So reports The Oregonian (Maxine Bernstein); this is the condition I discussed a few days ago: “defendant may not attend any other protests … or public gatherings in … Oregon.” As I mentioned then, the condition might well be unconstitutionally overbroad, though the complexity of the law of pretrial conditions makes that not entirely clear.
But the article also mentions,
Since early July, federal prosecutors have routinely asked judges to adopt other conditions before the defendants can be released pending trial: a curfew from either 8 or 10 p.m. until 6 a.m. and geographical limits that require them not to come within a five-block radius of the federal courthouse unless for official court business.
But U.S. Magistrate Judge John V. Acosta added the no-protest provision when a defendant balked at the proposed curfew, prohibiting the person from attending any protests, rallies or public assemblies while on release.
Are the curfew condition and the five-block exclusion condition constitutional?
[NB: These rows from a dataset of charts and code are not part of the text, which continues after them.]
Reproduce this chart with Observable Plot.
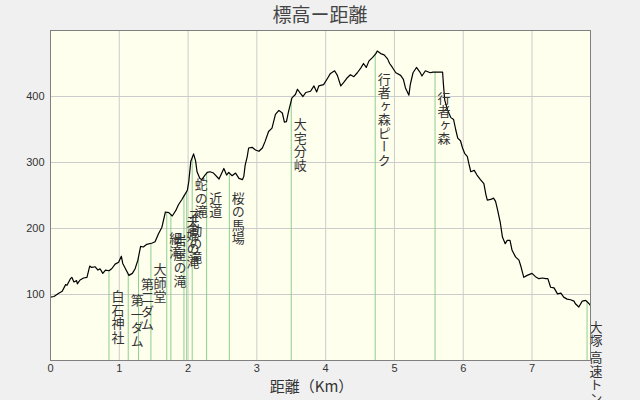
<!DOCTYPE html>
<html><head><meta charset="utf-8">
<script src="https://cdn.jsdelivr.net/npm/d3@7"></script>
<script src="https://cdn.jsdelivr.net/npm/@observablehq/plot@0.6"></script>
<style>
body{margin:0;background:#f0f0f0;width:640px;height:400px;overflow:hidden;font-family:"Noto Sans CJK JP",sans-serif;}
#title{height:29px;line-height:27px;text-align:center;font-size:19px;color:#444;}
</style></head><body>
<div id="title">標高ー距離</div>
<div id="chart"></div>
<script>
// profile: distance (km) and elevation (m)
const distKm = [0.00,0.05,0.12,0.17,0.22,0.24,0.29,0.31,0.34,0.38,0.39,0.43,0.48,0.53,0.57,0.60,0.65,0.69,0.72,0.76,0.80,0.85,0.89,0.94,0.99,1.03,1.05,1.09,1.14,1.19,1.23,1.27,1.31,1.35,1.40,1.48,1.52,1.57,1.62,1.67,1.72,1.77,1.82,1.86,1.91,1.95,1.99,2.01,2.04,2.08,2.11,2.13,2.17,2.20,2.24,2.28,2.32,2.37,2.45,2.49,2.52,2.56,2.59,2.64,2.69,2.74,2.79,2.81,2.83,2.86,2.88,2.93,2.98,3.03,3.08,3.12,3.17,3.22,3.27,3.32,3.37,3.40,3.43,3.46,3.51,3.56,3.59,3.63,3.67,3.71,3.78,3.83,3.87,3.90,3.97,4.03,4.07,4.13,4.17,4.22,4.26,4.31,4.36,4.41,4.46,4.51,4.55,4.59,4.63,4.68,4.73,4.75,4.80,4.85,4.90,4.93,4.97,5.02,5.09,5.13,5.16,5.21,5.23,5.27,5.32,5.37,5.40,5.45,5.52,5.56,5.60,5.67,5.70,5.71,5.73,5.77,5.82,5.86,5.89,5.92,5.96,5.99,6.02,6.06,6.08,6.11,6.16,6.20,6.25,6.30,6.33,6.35,6.40,6.44,6.47,6.50,6.54,6.57,6.61,6.64,6.68,6.71,6.76,6.81,6.84,6.88,6.93,7.00,7.05,7.10,7.15,7.20,7.23,7.27,7.32,7.37,7.42,7.46,7.51,7.56,7.61,7.63,7.68,7.73,7.78,7.83,7.85];
const elevM = [96,97,102,105,115,114,124,126,119,121,116,122,125,126,143,141,142,137,139,132,137,136,139,146,149,158,147,139,129,132,139,152,173,172,176,178,180,192,202,225,224,219,227,236,244,251,258,271,302,313,302,286,276,274,280,285,286,284,275,284,291,281,285,280,284,276,274,279,296,309,322,323,319,317,322,332,347,352,373,379,375,361,362,377,398,403,411,405,400,406,408,416,407,416,418,428,435,439,432,416,421,428,433,430,436,443,450,444,454,459,465,469,465,463,457,450,444,436,432,426,413,402,418,436,444,437,431,439,436,437,437,437,437,421,395,380,368,365,350,337,333,322,314,309,299,286,288,281,274,268,251,243,244,246,241,228,208,187,177,182,182,167,157,152,142,126,129,132,127,124,125,124,124,111,110,101,102,96,93,92,90,86,81,90,91,86,83];

// landmarks
const landmarkNames = ["白石神社","第一ダム","第二ダム","大師堂","細滝","岩屋の滝","夫婦の滝","不動の滝","蛇の滝","近道","桜の馬場","大宅分岐","行者ヶ森ピーク","行者ヶ森","大塚 高速トンネル"];
const landmarkKm = [0.85,1.13,1.28,1.46,1.69,1.75,1.94,1.98,2.06,2.27,2.60,3.50,4.72,5.59,7.80];
const landmarkElev = [136,130,155,177,224,221,250,257,306,285,285,397,466,437,90];

const xTicks = [0,1,2,3,4,5,6,7];
const yTicks = [100,200,300,400];
const xLabel = "距離（Km）";

const profile = distKm.map((d,i)=>({km:d, elev:elevM[i]}));
const landmarks = landmarkNames.map((n,i)=>({name:n, km:landmarkKm[i], elev:landmarkElev[i]}));

const font = '"Noto Sans CJK JP", sans-serif';
const plot = Plot.plot({
  width:640, height:371,
  marginTop:1, marginBottom:40, marginLeft:50, marginRight:50,
  style:{background:"transparent", fontFamily:font, fontSize:"12px", color:"#333", overflow:"visible"},
  x:{domain:[0,7.85]},
  y:{domain:[0,500]},
  marks:[
    Plot.frame({fill:"#ffffee"}),
    Plot.gridX({ticks:xTicks.slice(1), stroke:"#cccccc", strokeOpacity:1}),
    Plot.gridY({ticks:yTicks, stroke:"#cccccc", strokeOpacity:1}),
    Plot.ruleX(landmarks,{x:"km", y1:0, y2:"elev", stroke:"#8ccf8c", strokeWidth:1}),
    Plot.line(profile,{x:"km", y:"elev", stroke:"#000", strokeWidth:1.2}),
    Plot.text(landmarks,{x:"km", y:"elev", text:"name", dx:9, dy:15, textAnchor:"start", fontSize:13, fill:"#333"}),
    Plot.axisX({ticks:xTicks, tickSize:0, tickPadding:4, label:null, fontSize:11, fill:"#333", fontFamily:"Liberation Sans"}),
    Plot.axisY({ticks:yTicks, tickSize:0, tickPadding:6, label:null, fontSize:11, fill:"#333", fontFamily:"Liberation Sans"}),
    Plot.text([xLabel],{frameAnchor:"bottom", lineAnchor:"middle", dy:27, dx:-9, fontSize:15, fill:"#333"}),
    Plot.frame({stroke:"#808080"})
  ]
});
document.getElementById("chart").appendChild(plot);
const nameSet = new Set(landmarkNames);
plot.querySelectorAll("text").forEach(t=>{
  if (nameSet.has(t.textContent)) {
    t.removeAttribute("dy");
    t.style.writingMode = "vertical-rl";
    t.style.letterSpacing = "0.5px";
  }
});
</script>
</body></html>
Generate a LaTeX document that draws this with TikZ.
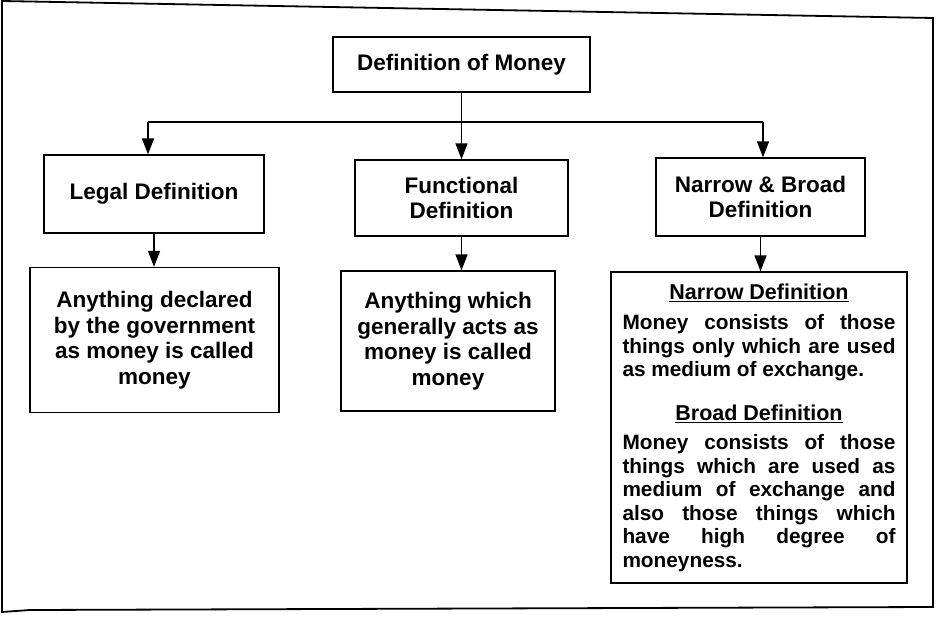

They are facially speech-neutral, but they would still have the effect of restricting speech—and indeed their purpose would presumably be to prevent attendance at protests, at least some part of the time. (What’s the point of a curfew for the defendants otherwise? Is the court worried that they’ll be out too late partying?) I’ve seen some such conditions upheld by some courts, even with pretty weak justifications; but I would think that they should be challengeable on First Amendment grounds here, though I stress again that the law in this area is complicated.